Fragment-level statistics

For tables and indexes that have been partitioned according to fragment key values, the distribution statistics in the system catalog for some fragments might closely approximate current data distributions in those fragments, despite subsequent DELETE, INSERT, UPDATE, or MERGE operations that have caused the statistics for other fragments to become stale. For large tables that contain millions of rows, substantial resources of the database server can be conserved by updating only the subset of fragments with stale statistics, rather than recalculating distribution statistics for every fragment.

The STATLEVEL table attribute

For tables and indexes that are partitioned into multiple fragments by a distributed storage scheme, you can specify the granularity of its data distribution statistics, and you can specify the criteria by which stale statistics are defined. This can be accomplished by specifying keyword options of the Statistics Options clause in either of two DDL statements:
  • in the CREATE TABLE statement (when defining a new fragmented table)
  • in the ALTER TABLE statement (when changing the statistics granularity of an existing fragmented table).
In both cases, your options for specifying the granularity of the distribution statistics are the same:
STATLEVEL AUTO
Specifies that the database server apply the following criteria at runtime to determine if fragment-level distributions should be created:
  • The table is fragmented by EXPRESSION, by LIST, or by INTERVAL.
  • The table has more than 1,000,000 rows.
Unless both of these criteria are satisfied, table-level distributions are created. AUTO is the default setting in the CREATE TABLE statement, if you specify no explicit STATLEVEL setting.

STATLEVEL FRAGMENT
Data distributions will be created and maintained for each fragment. The FRAGMENT option is not valid for nonfragmented tables, or for tables that use a round robin storage distribution scheme.

STATLEVEL TABLE
All data distributions for the table will be created at the table level. This emulates the legacy behavior of HCL OneDB™ servers earlier than version 11.70.

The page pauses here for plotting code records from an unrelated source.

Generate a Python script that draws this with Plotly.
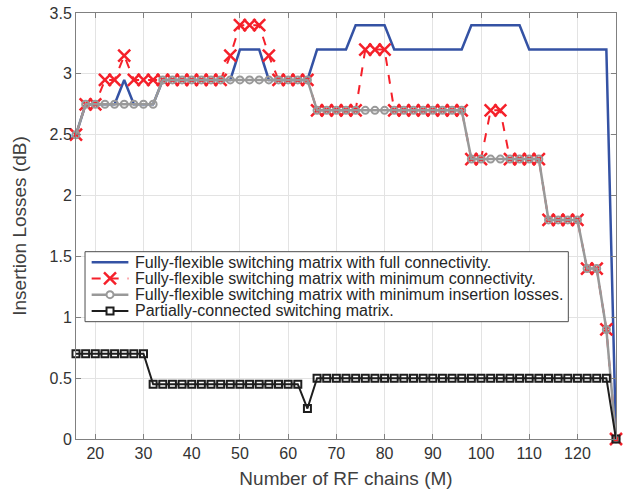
import plotly.graph_objects as go

# Number of RF chains (even values 16..128)
M = list(range(16, 129, 2))

# Insertion losses (dB) per switching architecture
full_conn = ([2.5] + [2.75] * 4 + [2.95] + [2.75] * 3 + [2.95] * 8 + [3.2] * 3 + [2.95] * 5
             + [3.2] * 4 + [3.4] * 4 + [3.2] * 8 + [3.4] * 6 + [3.2] * 9 + [0])
min_conn = ([2.5] + [2.75] * 2 + [2.95] * 2 + [3.15] + [2.95] * 10 + [3.15] + [3.4] * 3 + [3.15]
            + [2.95] * 4 + [2.7] * 5 + [3.2] * 3 + [2.7] * 8 + [2.3] * 2 + [2.7] * 2 + [2.3] * 4
            + [1.8] * 4 + [1.4] * 2 + [0.9] + [0])
min_loss = ([2.5] + [2.75] * 8 + [2.95] * 16 + [2.7] * 16 + [2.3] * 8 + [1.8] * 4 + [1.4] * 2
            + [0.9] + [0])
partial = [0.7] * 8 + [0.45] * 16 + [0.25] + [0.5] * 31 + [0]

names = [
    "Fully-flexible switching matrix with full connectivity.",
    "Fully-flexible switching matrix with minimum connectivity.",
    "Fully-flexible switching matrix with minimum insertion losses.",
    "Partially-connected switching matrix.",
]

BLUE, RED, GRAY, BLACK = "#3452A4", "#F5202A", "#999999", "#1E1E1E"
FONT = "Liberation Sans, Arial, Helvetica"

fig = go.Figure()
fig.add_trace(go.Scatter(x=M, y=full_conn, mode="lines", name=names[0],
                         line=dict(color=BLUE, width=2.5), cliponaxis=False))
fig.add_trace(go.Scatter(x=M, y=min_conn, mode="lines+markers", name=names[1],
                         line=dict(color=RED, width=2, dash="dash"),
                         marker=dict(symbol="x-thin-open", size=12,
                                     line=dict(color=RED, width=2.5)),
                         cliponaxis=False))
fig.add_trace(go.Scatter(x=M, y=min_loss, mode="lines+markers", name=names[2],
                         line=dict(color=GRAY, width=2.5),
                         marker=dict(symbol="circle-open", size=7,
                                     line=dict(color=GRAY, width=2)),
                         cliponaxis=False))
fig.add_trace(go.Scatter(x=M, y=partial, mode="lines+markers", name=names[3],
                         line=dict(color=BLACK, width=2),
                         marker=dict(symbol="square-open", size=7,
                                     line=dict(color=BLACK, width=2)),
                         cliponaxis=False))

axis_common = dict(showline=True, mirror="allticks", linecolor="#808080", linewidth=1,
                   ticks="inside", ticklen=5, tickcolor="#808080",
                   showgrid=True, gridcolor="#E3E3E3", gridwidth=1, zeroline=False,
                   automargin=False,
                   tickfont=dict(family=FONT, size=16, color="#333333"),
                   title_font=dict(family=FONT, size=19, color="#404040"))

fig.update_xaxes(range=[16, 128], tickvals=list(range(20, 121, 10)),
                 title_text="Number of RF chains (M)", title_standoff=10, **axis_common)
fig.update_yaxes(range=[0, 3.5], tickvals=[0, 0.5, 1, 1.5, 2, 2.5, 3, 3.5],
                 ticktext=["0", "0.5", "1", "1.5", "2", "2.5", "3", "3.5"],
                 title_text="Insertion Losses (dB)", title_standoff=17, **axis_common)

# Legend box drawn in paper coordinates with MATLAB-like tight row spacing
leg_left, leg_right, leg_top, leg_bottom = 0.0167, 0.9117, 0.4397, 0.2754
row_y = [0.4148, 0.3768, 0.3388, 0.3005]
key_x0, key_x1, key_mid, text_x = 0.029, 0.097, 0.063, 0.1055

shapes = [dict(type="rect", xref="paper", yref="paper", layer="above",
               x0=leg_left, x1=leg_right, y0=leg_bottom, y1=leg_top,
               fillcolor="white", line=dict(color="#4D4D4D", width=1))]
key_styles = [(BLUE, 2.5, "solid"), (RED, 2, "dash"), (GRAY, 2.5, "solid"), (BLACK, 2, "solid")]
for (col, w, dash), yy in zip(key_styles, row_y):
    shapes.append(dict(type="line", xref="paper", yref="paper", layer="above",
                       x0=key_x0, x1=key_x1, y0=yy, y1=yy,
                       line=dict(color=col, width=w, dash=dash)))

# key glyphs: cross, circle, square (pixel-sized around the key midpoint)
def glyph_line(y, dx0, dy0, dx1, dy1, col, w):
    return dict(type="line", xref="paper", yref="paper", layer="above",
                xsizemode="pixel", ysizemode="pixel", xanchor=key_mid, yanchor=y,
                x0=dx0, y0=dy0, x1=dx1, y1=dy1, line=dict(color=col, width=w))

shapes.append(glyph_line(row_y[1], -6, -6, 6, 6, RED, 2.5))
shapes.append(glyph_line(row_y[1], -6, 6, 6, -6, RED, 2.5))
shapes.append(dict(type="circle", xref="paper", yref="paper", layer="above",
                   xsizemode="pixel", ysizemode="pixel", xanchor=key_mid, yanchor=row_y[2],
                   x0=-3.5, x1=3.5, y0=-3.5, y1=3.5, fillcolor="white",
                   line=dict(color=GRAY, width=2)))
shapes.append(dict(type="rect", xref="paper", yref="paper", layer="above",
                   xsizemode="pixel", ysizemode="pixel", xanchor=key_mid, yanchor=row_y[3],
                   x0=-3.5, x1=3.5, y0=-3.5, y1=3.5, fillcolor="white",
                   line=dict(color=BLACK, width=2)))

annotations = [dict(xref="paper", yref="paper", x=text_x, y=yy, text=name,
                    xanchor="left", yanchor="middle", showarrow=False,
                    font=dict(family=FONT, size=16, color="#262626"))
               for name, yy in zip(names, row_y)]

fig.update_layout(
    width=624, height=489,
    margin=dict(l=76, r=8, t=13, b=50),
    plot_bgcolor="white", paper_bgcolor="white",
    font=dict(family=FONT, color="#262626"),
    showlegend=False,
    shapes=shapes,
    annotations=annotations,
)

fig.write_html("out.html")
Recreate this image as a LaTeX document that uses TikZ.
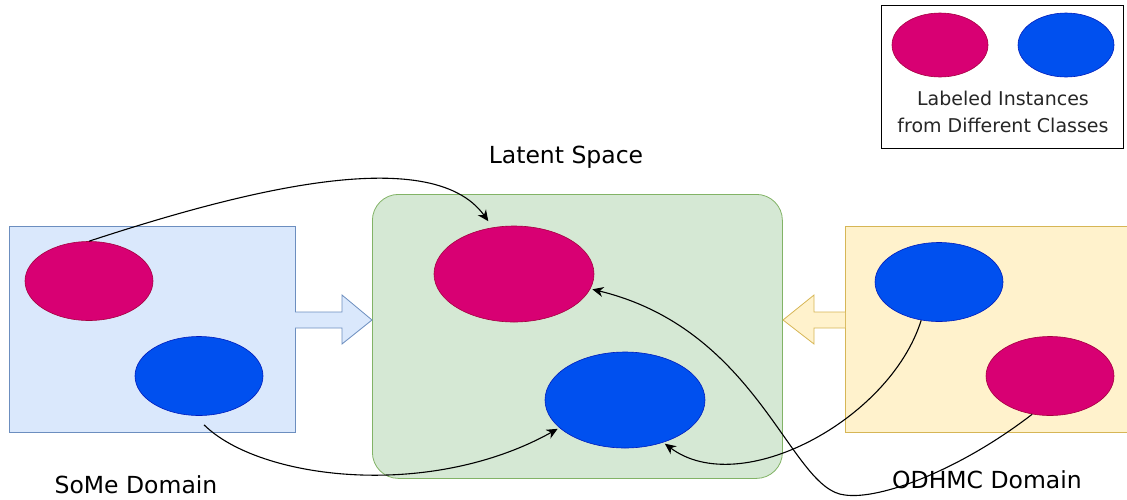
\documentclass[tikz,border=0pt]{standalone}
\usepackage{fontspec}
\setmainfont{DejaVu Sans}
\usetikzlibrary{arrows.meta,shapes.geometric}
\definecolor{pinkf}{HTML}{D80073}
\definecolor{pinkd}{HTML}{A50040}
\definecolor{bluef}{HTML}{0050EF}
\definecolor{blued}{HTML}{001DBC}
\definecolor{bbox}{HTML}{DAE8FC}
\definecolor{bboxd}{HTML}{6C8EBF}
\definecolor{gbox}{HTML}{D5E8D4}
\definecolor{gboxd}{HTML}{82B366}
\definecolor{ybox}{HTML}{FFF2CC}
\definecolor{yboxd}{HTML}{D6B656}
\tikzset{
  pinkell/.style={ellipse, fill=pinkf, draw=pinkd, line width=0.6pt, inner sep=0pt},
  blueell/.style={ellipse, fill=bluef, draw=blued, line width=0.6pt, inner sep=0pt},
  small/.style={minimum width=128pt, minimum height=79pt},
  big/.style={minimum width=160pt, minimum height=96pt},
  leg/.style={minimum width=96pt, minimum height=64pt},
  conn/.style={draw=black, line width=1.1pt, -{Stealth[length=11pt,width=10pt,inset=3.5pt]}, shorten >=2pt},
  lbl/.style={font=\fontsize{23.5}{26}\selectfont, text=black, inner sep=1pt},
  leglbl/.style={font=\fontsize{19}{27}\selectfont, text=black!85, align=center},
}
\begin{document}
\begin{tikzpicture}[x=1pt,y=-1pt]
\useasboundingbox (0,0) rectangle (1127,499);
% boxes
\node[draw=bboxd, fill=bbox, line width=0.8pt, minimum width=286pt, minimum height=206pt, anchor=north west, inner sep=0pt] (some) at (9,226) {};
\node[draw=gboxd, fill=gbox, line width=0.8pt, rounded corners=26pt, minimum width=410pt, minimum height=284pt, anchor=north west, inner sep=0pt] (lat) at (372,194) {};
\node[draw=yboxd, fill=ybox, line width=0.8pt, minimum width=290pt, minimum height=206pt, anchor=north west, inner sep=0pt] (odh) at (845,226) {};
% block arrows
\draw[fill=bbox, draw=bboxd, line width=0.8pt] (295,312) -- (342,312) -- (342,295) -- (372,320) -- (342,344) -- (342,328) -- (295,328);
\draw[fill=ybox, draw=yboxd, line width=0.8pt] (845,312) -- (814,312) -- (814,295) -- (783,320) -- (814,344) -- (814,328) -- (845,328);
% ellipses
\node[pinkell, small] (sp) at (89,281) {};
\node[blueell, small] (sb) at (199,376) {};
\node[pinkell, big] (lp) at (514,274) {};
\node[blueell, big] (lb) at (625,400) {};
\node[blueell, small] (ob) at (939,282) {};
\node[pinkell, small] (op) at (1050,376) {};
% labels
\node[lbl] (tlat) at (566,157) {Latent Space};
\node[lbl] (tsome) at (136,485) {SoMe Domain};
\node[lbl] (todh) at (987,480) {ODHMC Domain};
% legend
\node[draw=black, line width=0.9pt, minimum width=242pt, minimum height=143pt, anchor=north west, inner sep=0pt] (legbox) at (881,5) {};
\node[pinkell, leg] (lgp) at (940,45) {};
\node[blueell, leg] (lgb) at (1066,45) {};
\node[leglbl] (tleg) at (1003,112) {Labeled Instances\\from Different Classes};
% connectors
\draw[conn] (sp.north) .. controls (230,195) and (430,140) .. ([shift={(-1pt,5pt)}]lp.117);
\draw[conn] ([shift={(5pt,-9pt)}]sb.south) .. controls (260,480) and (430,500) .. (lb.203);
\draw[conn] (ob.245) .. controls (890,420) and (740,500) .. (lb.312);
\coordinate (bend) at (845,495);
\draw[conn] (op.245) .. controls (960,470) and (880,500) .. (bend) .. controls (790,490) and (760,330) .. (lp.349);
\end{tikzpicture}
\end{document}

To support fragment level data distribution statistics, you must specify the name of an sbspace as the setting of the SYSSBSPACENAME configuration parameter, and you must also declare the name and allocate storage for that sbspace by using the -c -S option of the onspaces utility. For any table whose STATLEVEL attribute is set to FRAGMENT, the database server returns an error if SYSSBSPACENAME is not set, or if the sbspace to which is SYSSBSPACENAME is set is not properly allocated. For each fragment, the most recently calculated data distribution statistics are stored as a BLOB object in the sysfragdist.encdist column in the system catalog.

Data distribution statistics gathered at the fragment level can be aggregated to provide table level statistics from the constituent fragment statistics.

The STATCHANGE threshold for refreshing data distribution statistics

The same Statistics Options clause of the CREATE TABLE or ALTER TABLE statement can also specify a change threshold for data distribution statistics. The database server applies this STATCHANGE attribute of a fragmented table to all of the fragments of the table. The STATCHANGE table attribute can be set to an integer value, or you can specify the AUTO keyword:
integer
This defines an integer change threshold between 0 and 100 which defines how much table or fragment data is allowed to change before its statistics are considered stale in UPDATE STATISTICS operations that selectively update only stale distribution statistics.

AUTO
The threshold is the value of the STATCHANGE configuration parameter (or else 10, if no value is set for the STATCHANGE parameter). If the SET ENVIRONMENT statement has set a different value for the current session, that value overrides the default or explicit STATCHANGE configuration parameter setting.

AUTO is the default setting in the CREATE TABLE statement, if you specify no explicit STATCHANGE setting.

For the table and index fragments for which data distribution statistics are already stored in the system catalog, the STATCHANGE setting specifies the percentage of rows in the fragment that have been deleted, inserted, or modified by DML operations since its distribution statistics were most recently updated. (This is the same significance that STATCHANGE has for table-level statistics.)